Wikinvest Wire

It's coming ... on Friday

Wednesday, February 04, 2009

The highlight of the week's economic reports comes on Friday when the Labor Department releases the employment data for January which, in itself, may be quite a shock. But, this report also includes the annual revisions to prior data where the BLS (Bureau of Labor Statistics)updates its "birth-death model" numbers, among other things, to try to bring the revised numbers a bit closer to reality, from which they strayed quite noticeably over the last few years. Here's the official announcement from last month:
IMAGE A large portion of those estimated 125,000 construction jobs that were created by the birth death model in 2007 are going to disappear and the construction job growth of 100,000 in 2008 may turn negative as many more home-building businesses were dying than being born whilst the housing bubble was rapidly deflating.

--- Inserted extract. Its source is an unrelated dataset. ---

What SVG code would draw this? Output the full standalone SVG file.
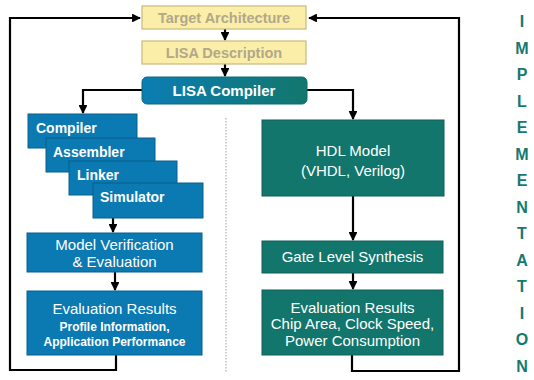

One of the great deficiencies in the employment data coming from the BLS is that, due to the amount of estimation and modeling that is required to provide timely data, much of the estimation and modeling go horribly wrong when the economy turns from expansion to contraction or vice-versa.

The BLS is quite up front about this in their documentation, however, this doesn't stop huge revisions from largely invalidating the data that was reported prior to the revisions. Recall that a couple years ago, over 800,000 jobs showed up in one of these annual revisions and suddenly, all the talk of Bush's "jobless recovery" stopped.

As it turns out, many of those jobs involved nailing drywall and peddling mortgages to people who either didn't understand what they were doing or didn't care because they thought they'd soon be rich beyond their wildest dreams, but that's a discussion for another time.

Look for many hundreds of thousands of 2007-2008 jobs to "vanish" in a similar fashion on Friday as another turning point was reached and the BLS attempts to correct all of those embarrassingly large positive numbers with more reasonable figures.

As I understand it, the revisions will only cover the period up to March of 2008, primarily for the twelve months prior to March 2008, meaning that, even this revised data will quite old.

2 comments:

Anonymous said...

do you take this to mean the "headline" # will be much higher than consensus?

Tim said...

No, the headline figure (500,000+) is reported separately from the revisions.